3.09.2015

Balance.

In an apparent act of Houdini sorcery, my daughter has turned seventeen months old. Time has fluttered past us, beaten forward by the gossamer wings of moths we cannot touch. I see her everyday of my life, so taking note of the incremental changes in her features, slips by. It is only when I look through photographs of days gone that I can fully grasp just how much Lucy has transformed. I took this picture, the one you see here, this past weekend at our Mommy & Me dance class. After the songs and dancing, there's "free time" to play in the gym space. She always makes a beeline for the balance beam. Because she's still getting the hang of keeping her balance on the foam beam as she puts one tiny foot in front of the other, she inevitably reaches for my hand.
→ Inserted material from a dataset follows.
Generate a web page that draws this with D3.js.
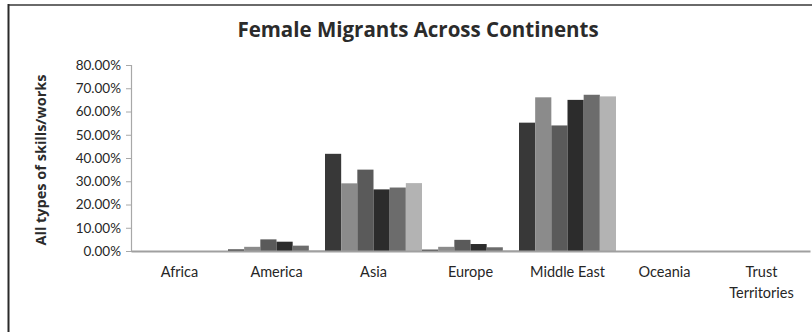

And I hold it gently, never the first to let go.

Many times throughout the course of a day, Lucy will reach for my hand or she'll raise her arms up towards me, her head tipped back and plead, "up." I know, I know, I've seen the poem immortalized in needlepoint, the one about how babies don't keep, and the housework can wait until the next day, and so on and so forth. And sure, this could easily turn into a Huff Post worthy piece about how in those precious and fleeting scraps of minutes I drop everything that I'm doing and lift my daughter into my arms - but it's not. That wouldn't be honest, that would be too perfectly scripted. The problem with the needlepoint scripture is that it's not practical. Once in a while perhaps, but not on a daily basis.
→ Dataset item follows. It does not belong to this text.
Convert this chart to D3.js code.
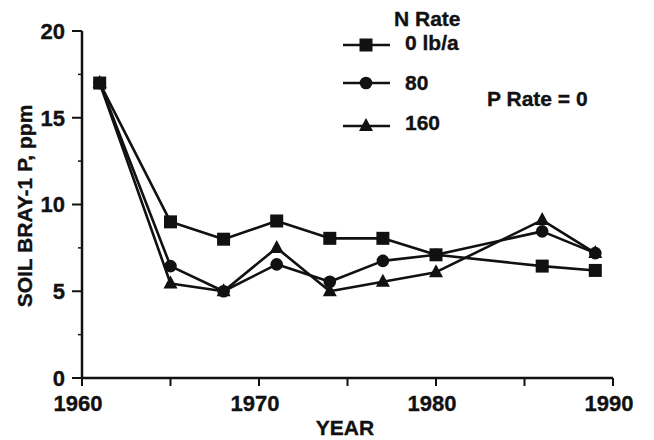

My version of reality with Lucy involves scrambling to get dinner made while trying to keep her occupied so she doesn't melt down because I can't pick her up. We have a Learning Tower, and she's got her own kitchen tools to play with, but that only lasts for so long. My version of life involves getting the sink full of dishes washed on a Sunday afternoon because if I don't, they will be there the next day - Monday. A work day. A day with drastically limited time in which to make dinner, let alone clean up what had not gotten done over the weekend. Sure the dishes could sit, and I could oblige my daughter's appeals to pick her up, but as certain as Murphy's Law, we'd tumble through the door Monday afternoon, and between requests for milk or crackers or crayons or books, I'd need to make dinner, and inevitably, the tools I'd need to make dinner would be dirty in the sink. It never fails.

Instead of the made-for-TV version of life, this is how our Sunday unfolded: after a lovely morning spent at the Children's Museum, while the babe took her afternoon nap, I made dinner. In the short 30 minutes that was left of her sleep, once I'd gotten everything into the pot, I chose to rest myself. Once she was up, it was teetering on bedlam as I attempted to clean the kitchen, and get her lunches ready for the week. Why not wait until after she goes to bed you may ask? Because I'm beat by then. EXHAUSTED. Because once she's asleep, that's my time, time I have with Big Red to catch up, time I have to watch something useless on television, time to think for myself. To just breathe without interruption. If I'd have dropped everything until after she went to bed, it would have left me, once everything was finished, a paltry half hour before it was time for my own date with the Sandman.

I'm not interested in wishing away my daughter's childhood. No way. Of course I look forward to her independence, but I'm also painfully aware that one day she won't grab my hand. She'll no longer reach up and asked to be lifted into my arms. It's the ceaseless contradiction of Motherhood. You are constantly at odds with a desire to fast-forward time, and yet desperate to stop it altogether for fear of missing something and never getting that moment back again. It's cruel and unfair. My kid walks the foam balance beam every weekend, but so do I - mine is the big girl version, the proverbial plank of timber I'm nearly falling off with every step forward. So I compromise. I give her attention, then I get back to the kitchen. She asks for me, requests things of me, and I attempt to explain that I'm busy. Sometimes she whines, sometimes she finds something else to do.

Sometimes there's just too much to do, too much that stretches my toddler's nearly complete inability to be patient, so I take breaks to chase her around, snatching her up, blowing raspberries into her belly, and reveling in the marvelous music of her laughter. Momentarily, I pause the cadence of the wings on those moths. And then I get back to the dishes.